Mohit Melwani Daswani, a planetary scientist at NASA's Jet Propulsion Laboratory in California, led a team that analyzed data gathered by the Galileo mission. Beginning in the mid-1990s, Galileo studied Jupiter and its moons for about eight years and discovered that a global ocean of liquid water likely exists under the icy surface of Europa.

Daswani's team found that a layer-creating phenomenon called differentiation may be the reason Europa has its ocean. Daswani announced his findings Wednesday (June 24) during a presentation at the virtual Goldschmidt conference, an annual conference on geochemistry and related fields. The work has yet to be peer reviewed.

Europa has some key features suspected to be necessary for a habitable world, Daswani told Space.com in an interview. Daswani's findings could have implications for the study of habitability on other worlds, even those beyond the realm of our sun. The team hopes that upcoming missions like NASA's Europa Clipper, due to launch later this decade, will help determine if the icy moon is indeed habitable.

Daswani's team found evidence of a promising sign: Europa's ocean could have originated from the breakdown of water-bearing minerals that were in the interior of Europa. That process may have occurred during differentiation, during which Europa was "separated into distinct layers, sort of like an onion," he said.

"The interior of Europa is much denser than the outer layers," Daswani said. "That already tells us a really important property of Europa's history and geology: It must have experienced high heat in order for that process of differentiation to occur." That past high heat also increases the odds that Europa currently has enough heat to hide a liquid ocean.

The source of that heat could be radioactive decay in the moon's interior, or a phenomenon called tidal dissipation caused by interactions with Jupiter and large nearby moons, or some of both, Daswani said.

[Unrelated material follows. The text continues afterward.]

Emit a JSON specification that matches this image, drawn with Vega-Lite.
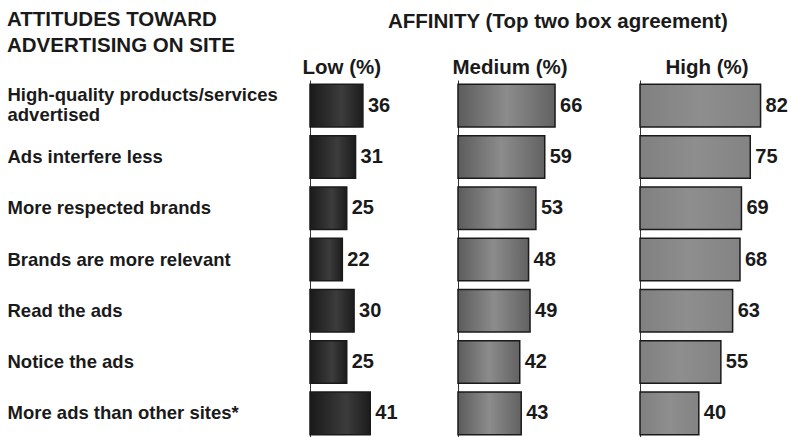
{
  "$schema": "https://vega.github.io/schema/vega-lite/v6.json",
  "background": "white",
  "padding": {"left": 7, "top": 9, "right": 0, "bottom": 0},
  "bounds": "flush",
  "config": {
    "view": {"stroke": null},
    "font": "Liberation Sans",
    "title": {"font": "Liberation Sans", "fontWeight": "bold", "color": "#1a1a1a"},
    "axis": {"labelFont": "Liberation Sans", "titleFont": "Liberation Sans"}
  },
  "data": {
    "values": [
      {"attitude": "High-quality products/services|advertised", "level": "Low", "value": 36},
      {"attitude": "Ads interfere less", "level": "Low", "value": 31},
      {"attitude": "More respected brands", "level": "Low", "value": 25},
      {"attitude": "Brands are more relevant", "level": "Low", "value": 22},
      {"attitude": "Read the ads", "level": "Low", "value": 30},
      {"attitude": "Notice the ads", "level": "Low", "value": 25},
      {"attitude": "More ads than other sites*", "level": "Low", "value": 41},
      {"attitude": "High-quality products/services|advertised", "level": "Medium", "value": 66},
      {"attitude": "Ads interfere less", "level": "Medium", "value": 59},
      {"attitude": "More respected brands", "level": "Medium", "value": 53},
      {"attitude": "Brands are more relevant", "level": "Medium", "value": 48},
      {"attitude": "Read the ads", "level": "Medium", "value": 49},
      {"attitude": "Notice the ads", "level": "Medium", "value": 42},
      {"attitude": "More ads than other sites*", "level": "Medium", "value": 43},
      {"attitude": "High-quality products/services|advertised", "level": "High", "value": 82},
      {"attitude": "Ads interfere less", "level": "High", "value": 75},
      {"attitude": "More respected brands", "level": "High", "value": 69},
      {"attitude": "Brands are more relevant", "level": "High", "value": 68},
      {"attitude": "Read the ads", "level": "High", "value": 63},
      {"attitude": "Notice the ads", "level": "High", "value": 55},
      {"attitude": "More ads than other sites*", "level": "High", "value": 40}
    ]
  },
  "spacing": 0,
  "hconcat": [
    {
      "width": 148,
      "height": 359,
      "title": {"text": ["ATTITUDES TOWARD", "ADVERTISING ON SITE"], "anchor": "start", "frame": "group", "dx": -303, "fontSize": 20.5, "lineHeight": 26, "offset": 1},
      "transform": [{"filter": "datum.level === 'Low'"}],
      "encoding": {
        "y": {
          "field": "attitude", "type": "nominal", "sort": null,
          "scale": {"paddingInner": 0.17, "paddingOuter": 0.085},
          "axis": {
            "title": null, "ticks": false, "domainColor": "#333", "domainWidth": 1,
            "labelAlign": "left", "labelPadding": 303, "labelFontSize": 18.5, "labelFontWeight": "bold",
            "labelColor": "#1a1a1a", "labelLimit": 320, "labelLineHeight": 20,
            "labelOffset": {"condition": {"test": "indexof(datum.value, '|') >= 0", "value": -11}, "value": 0},
            "labelExpr": "split(datum.label, '|')"
          }
        },
        "x": {
          "field": "value", "type": "quantitative",
          "scale": {"domain": [0, 100.7], "nice": false},
          "axis": {"orient": "top", "grid": false, "domain": false, "ticks": false, "labels": false,
                   "title": "Low (%)", "titleAnchor": "start", "titleAlign": "left", "titleX": -8, "titleY": -7,
                   "titleBaseline": "alphabetic", "titleFontSize": 20.5, "titleFontWeight": "bold", "titleColor": "#1a1a1a"}
        }
      },
      "layer": [
        {"mark": {"type": "bar", "stroke": "#1a1a1a", "strokeWidth": 1.5,
          "color": {"gradient": "linear", "x1": 0, "x2": 1, "y1": 0, "y2": 0,
            "stops": [{"offset": 0, "color": "#1a1a1a"}, {"offset": 0.6, "color": "#3c3c3c"}, {"offset": 1, "color": "#1c1c1c"}]}}},
        {"mark": {"type": "text", "align": "left", "baseline": "middle", "dx": 5, "fontSize": 20, "fontWeight": "bold", "color": "#1a1a1a"},
         "encoding": {"text": {"field": "value", "type": "quantitative"}}}
      ]
    },
    {
      "width": 182,
      "height": 359,
      "title": {"text": "AFFINITY (Top two box agreement)", "anchor": "start", "frame": "group", "dx": -70, "dy": -24, "fontSize": 20.5, "offset": 1},
      "transform": [{"filter": "datum.level === 'Medium'"}],
      "encoding": {
        "y": {
          "field": "attitude", "type": "nominal", "sort": null,
          "scale": {"paddingInner": 0.17, "paddingOuter": 0.085},
          "axis": {"title": null, "ticks": false, "labels": false, "domainColor": "#333", "domainWidth": 1}
        },
        "x": {
          "field": "value", "type": "quantitative",
          "scale": {"domain": [0, 123.8], "nice": false},
          "axis": {"orient": "top", "grid": false, "domain": false, "ticks": false, "labels": false,
                   "title": "Medium (%)", "titleAnchor": "start", "titleAlign": "left", "titleX": -6, "titleY": -7,
                   "titleBaseline": "alphabetic", "titleFontSize": 20.5, "titleFontWeight": "bold", "titleColor": "#1a1a1a"}
        }
      },
      "layer": [
        {"mark": {"type": "bar", "stroke": "#1a1a1a", "strokeWidth": 1.5,
          "color": {"gradient": "linear", "x1": 0, "x2": 1, "y1": 0, "y2": 0,
            "stops": [{"offset": 0, "color": "#5c5c5c"}, {"offset": 0.5, "color": "#8c8c8c"}, {"offset": 1, "color": "#626262"}]}}},
        {"mark": {"type": "text", "align": "left", "baseline": "middle", "dx": 5, "fontSize": 20, "fontWeight": "bold", "color": "#1a1a1a"},
         "encoding": {"text": {"field": "value", "type": "quantitative"}}}
      ]
    },
    {
      "width": 146,
      "height": 359,
      "transform": [{"filter": "datum.level === 'High'"}],
      "encoding": {
        "y": {
          "field": "attitude", "type": "nominal", "sort": null,
          "scale": {"paddingInner": 0.17, "paddingOuter": 0.085},
          "axis": {"title": null, "ticks": false, "labels": false, "domainColor": "#333", "domainWidth": 1}
        },
        "x": {
          "field": "value", "type": "quantitative",
          "scale": {"domain": [0, 99.3], "nice": false},
          "axis": {"orient": "top", "grid": false, "domain": false, "ticks": false, "labels": false,
                   "title": "High (%)", "titleAnchor": "start", "titleAlign": "left", "titleX": 25, "titleY": -7,
                   "titleBaseline": "alphabetic", "titleFontSize": 20.5, "titleFontWeight": "bold", "titleColor": "#1a1a1a"}
        }
      },
      "layer": [
        {"mark": {"type": "bar", "stroke": "#1a1a1a", "strokeWidth": 1.5,
          "color": {"gradient": "linear", "x1": 0, "x2": 1, "y1": 0, "y2": 0,
            "stops": [{"offset": 0, "color": "#808080"}, {"offset": 0.5, "color": "#8e8e8e"}, {"offset": 1, "color": "#838383"}]}}},
        {"mark": {"type": "text", "align": "left", "baseline": "middle", "dx": 5, "fontSize": 20, "fontWeight": "bold", "color": "#1a1a1a"},
         "encoding": {"text": {"field": "value", "type": "quantitative"}}}
      ]
    }
  ]
}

With liquid oceans, Europa has one important characteristic to supporting life.

This process of differentiation happened on the key habitable world, Earth, as well as on Mars. "Europa was large enough to experience that as well," Daswani said.

There isn't a direct connection between differentiation and habitability, but Daswani said that this process of breaking down minerals via heat to produce oceans is perhaps not unique to Europa. "Large ocean worlds that experience this heat in the interior may have a mechanism to build oceans," Daswani said. By looking at the processes that led minerals to release water on Europa, scientists could figure out if an exoplanet might host a liquid ocean, because this may be a common way for oceans to form on worlds in our solar system and beyond.

There is a solar system world with an ocean that doesn't seem as promising for life, Daswani said. "The exception to this would be [Saturn's moon] Enceladus ... [it] is a much smaller body than Europa and couldn't have experienced such high heat, and we know this because Enceladus' density is much lower than Europa's density. The ocean must have been created by a different process."

But Europa's neighbor Ganymede could also have a differentiated interior and might be similar to Europa in that regard.

Of course, life needs more than just water to exist. "Life is chemical. Life powers itself with chemistry, which is all about the flow of electrons," Steve Mojzsis, a geologist at the University of Colorado who wasn't involved in the new research, told Space.com in an interview. The exchange of electrons yields energy, and it's this kind of energy that gets used for metabolism.

In the future, Daswani wants to research whether or not there is sufficient energy for life to exist in Europa's ocean.